LDB: I think it made me think about reflection for myself. How am I internalizing what I see in the media or on social media and am I letting all those messages define who I am as a woman? It made me look into that. I did a bit of self reflection. Also it changed my life as well. I’m so glad that God planted this story in my heart. I’m so glad I wrote it. I feel like it will help so many people out there. Just even knowing the impact I have on people’s lives, especially Black women’s lives, is just so humbling.
TS: How are you adjusting to the reception of the book and the impact that it has had on people?
LDB: The book community is so supportive. They just love Yinka. I have direct messages saying “Thank you so much for writing this book, “I feel seen,” “I’m in Yinka’s shoes,” “Thanks so much for sharing her journey. Now I feel like my relationship status doesn’t define me.” Seeing how some readers have loved it because of the story, and how other readers can relate to it on a personal connection to it as well. I feel really blessed and honored. Literally every day I wake up and thank God this book actually helps people and influences the culture as well.
TS: How do you feel like books and the book community has on changing the world?
LDB: I think they do have an impact because they are the readers ultimately, so when a book receives a lot of buzz and a lot of hype, everyone jumps on that, but I know there are some stories that don’t have the same attention, but they are well written, they are just as good, sometimes even better. I don’t know how we do it, but if there is a way for all books to get the same level of attention, though I know some books are published by smaller publishers and don’t have the same resources. I don’t know if it should be us as the readers to go support all authors, but look at independent and self-published books as well because there are a lot of gems in them as well.
TS: What are the books that really impacted you in your life or a book that you are reading currently that really touched you.

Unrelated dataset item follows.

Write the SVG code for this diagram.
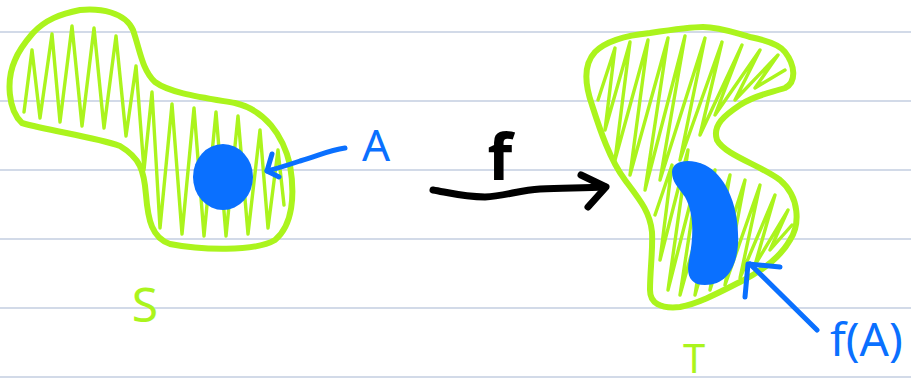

LDB: I’ve read this book that’s going to be published this April. It’s called Hope and Glory by Jendella Benson. It’s also set in Peckham as well. It’s about this Black British woman who comes back to the UK after spending some time in LA because her dad has passed. But then she comes home to a lot of family drama. Her brother is in prison and her mom has had a nervous breakdown, and now she has to put her family back together. And the reason why I love the book so much is because I felt like one of the things that she touched on, I felt like I lived through it or I could relate to the experiences. Especially growing up and your upbringing has dysfunction at times. I loved how she touched on that, and it’s just so well written. Very beautiful. I did cry at the end as well. I highly recommend it. Hope and Glory which is out April this year.
TS: Anything else you would like to share about the story?
LDB: I guess the main message of Yinka, Where is your Huzband? is self-love is the most important love of all, and you can’t really enter a relationship if you don’t really love yourself. Because how are you going to love another person properly? Also, I just want people to realize that if they are single or they’re not married, that doesn’t define who they are. They are so much more than their relationship status. Don’t let social media or friends pressure you for feeling less than.